◆ Description of the task
Give every line back verbatim, dropping all images.
· · ·
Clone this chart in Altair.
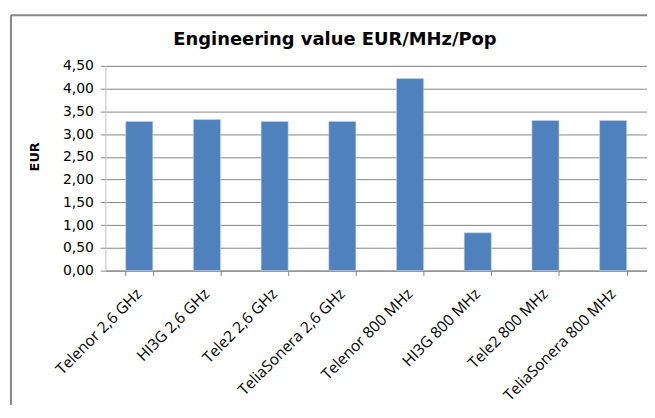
import altair as alt
import pandas as pd

categories = ["Telenor 2,6 GHz", "HI3G 2,6 GHz", "Tele2 2,6 GHz", "TeliaSonera 2,6 GHz",
              "Telenor 800 MHz", "HI3G 800 MHz", "Tele2 800 MHz", "TeliaSonera 800 MHz"]
values = [3.28, 3.32, 3.28, 3.28, 4.22, 0.83, 3.30, 3.30]
y_ticks = [0, 0.5, 1.0, 1.5, 2.0, 2.5, 3.0, 3.5, 4.0, 4.5]
title_text = "Engineering value EUR/MHz/Pop"

df = pd.DataFrame({"cat": categories, "val": values})
FONT = "DejaVu Sans"
XFONT = "Open Sans"

bars = alt.Chart(df).mark_bar(color="#4F81BD", stroke="#C6D3E6", strokeWidth=0.6).encode(
    x=alt.X("cat:N", sort=categories, title=None,
            scale=alt.Scale(paddingInner=0.6, paddingOuter=0.3),
            axis=alt.Axis(labelAngle=-45, labelAlign="right", labelBaseline="alphabetic",
                          labelFont=XFONT, labelFontSize=15.5, labelColor="#000000",
                          labelPadding=19, labelOffset=3, tickBand="extent", tickSize=5,
                          tickColor="#868686", domainColor="#868686", grid=False)),
    y=alt.Y("val:Q", title="EUR",
            scale=alt.Scale(domain=[0, 4.5], nice=False),
            axis=alt.Axis(values=y_ticks,
                          labelExpr="replace(format(datum.value, '.2f'), '.', ',')",
                          labelFont=FONT, labelFontSize=14, labelColor="#000000",
                          labelPadding=7, tickSize=5, tickColor="#868686",
                          domainColor="#D0D0D0", gridColor="#868686", gridWidth=1,
                          titleFont=FONT, titleFontSize=13, titleFontWeight="bold",
                          titleColor="#000000", titleAngle=-90, titleX=-64, titleY=91,
                          titleAlign="center", titleBaseline="bottom")),
)

one = alt.Data(values=[{"t": title_text}])
frame_left = alt.Chart(one).mark_rule(color="#888888", strokeWidth=2).encode(
    x=alt.value(-95), y=alt.value(-51), y2=alt.value(360))
frame_top = alt.Chart(one).mark_rule(color="#888888", strokeWidth=2).encode(
    y=alt.value(-51), x=alt.value(-95), x2=alt.value(560))
title = alt.Chart(one).mark_text(font=FONT, fontSize=18, fontWeight="bold", color="#000000",
                                 align="center", baseline="alphabetic").encode(
    text="t:N", x=alt.value(231), y=alt.value(-21))

chart = alt.layer(bars, frame_left, frame_top, title).properties(
    width=545, height=206,
    autosize=alt.AutoSizeParams(type="none"),
    padding={"left": 98, "top": 57, "right": 0, "bottom": 134},
).configure_view(stroke=None).configure(background="#FFFFFF")

chart.save("out.html", embed_options={"renderer": "svg", "actions": False})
· · ·
◆ Complete answer
Clone this chart in Altair.
import altair as alt
import pandas as pd

categories = ["Telenor 2,6 GHz", "HI3G 2,6 GHz", "Tele2 2,6 GHz", "TeliaSonera 2,6 GHz",
              "Telenor 800 MHz", "HI3G 800 MHz", "Tele2 800 MHz", "TeliaSonera 800 MHz"]
values = [3.28, 3.32, 3.28, 3.28, 4.22, 0.83, 3.30, 3.30]
y_ticks = [0, 0.5, 1.0, 1.5, 2.0, 2.5, 3.0, 3.5, 4.0, 4.5]
title_text = "Engineering value EUR/MHz/Pop"

df = pd.DataFrame({"cat": categories, "val": values})
FONT = "DejaVu Sans"
XFONT = "Open Sans"

bars = alt.Chart(df).mark_bar(color="#4F81BD", stroke="#C6D3E6", strokeWidth=0.6).encode(
    x=alt.X("cat:N", sort=categories, title=None,
            scale=alt.Scale(paddingInner=0.6, paddingOuter=0.3),
            axis=alt.Axis(labelAngle=-45, labelAlign="right", labelBaseline="alphabetic",
                          labelFont=XFONT, labelFontSize=15.5, labelColor="#000000",
                          labelPadding=19, labelOffset=3, tickBand="extent", tickSize=5,
                          tickColor="#868686", domainColor="#868686", grid=False)),
    y=alt.Y("val:Q", title="EUR",
            scale=alt.Scale(domain=[0, 4.5], nice=False),
            axis=alt.Axis(values=y_ticks,
                          labelExpr="replace(format(datum.value, '.2f'), '.', ',')",
                          labelFont=FONT, labelFontSize=14, labelColor="#000000",
                          labelPadding=7, tickSize=5, tickColor="#868686",
                          domainColor="#D0D0D0", gridColor="#868686", gridWidth=1,
                          titleFont=FONT, titleFontSize=13, titleFontWeight="bold",
                          titleColor="#000000", titleAngle=-90, titleX=-64, titleY=91,
                          titleAlign="center", titleBaseline="bottom")),
)

one = alt.Data(values=[{"t": title_text}])
frame_left = alt.Chart(one).mark_rule(color="#888888", strokeWidth=2).encode(
    x=alt.value(-95), y=alt.value(-51), y2=alt.value(360))
frame_top = alt.Chart(one).mark_rule(color="#888888", strokeWidth=2).encode(
    y=alt.value(-51), x=alt.value(-95), x2=alt.value(560))
title = alt.Chart(one).mark_text(font=FONT, fontSize=18, fontWeight="bold", color="#000000",
                                 align="center", baseline="alphabetic").encode(
    text="t:N", x=alt.value(231), y=alt.value(-21))

chart = alt.layer(bars, frame_left, frame_top, title).properties(
    width=545, height=206,
    autosize=alt.AutoSizeParams(type="none"),
    padding={"left": 98, "top": 57, "right": 0, "bottom": 134},
).configure_view(stroke=None).configure(background="#FFFFFF")

chart.save("out.html", embed_options={"renderer": "svg", "actions": False})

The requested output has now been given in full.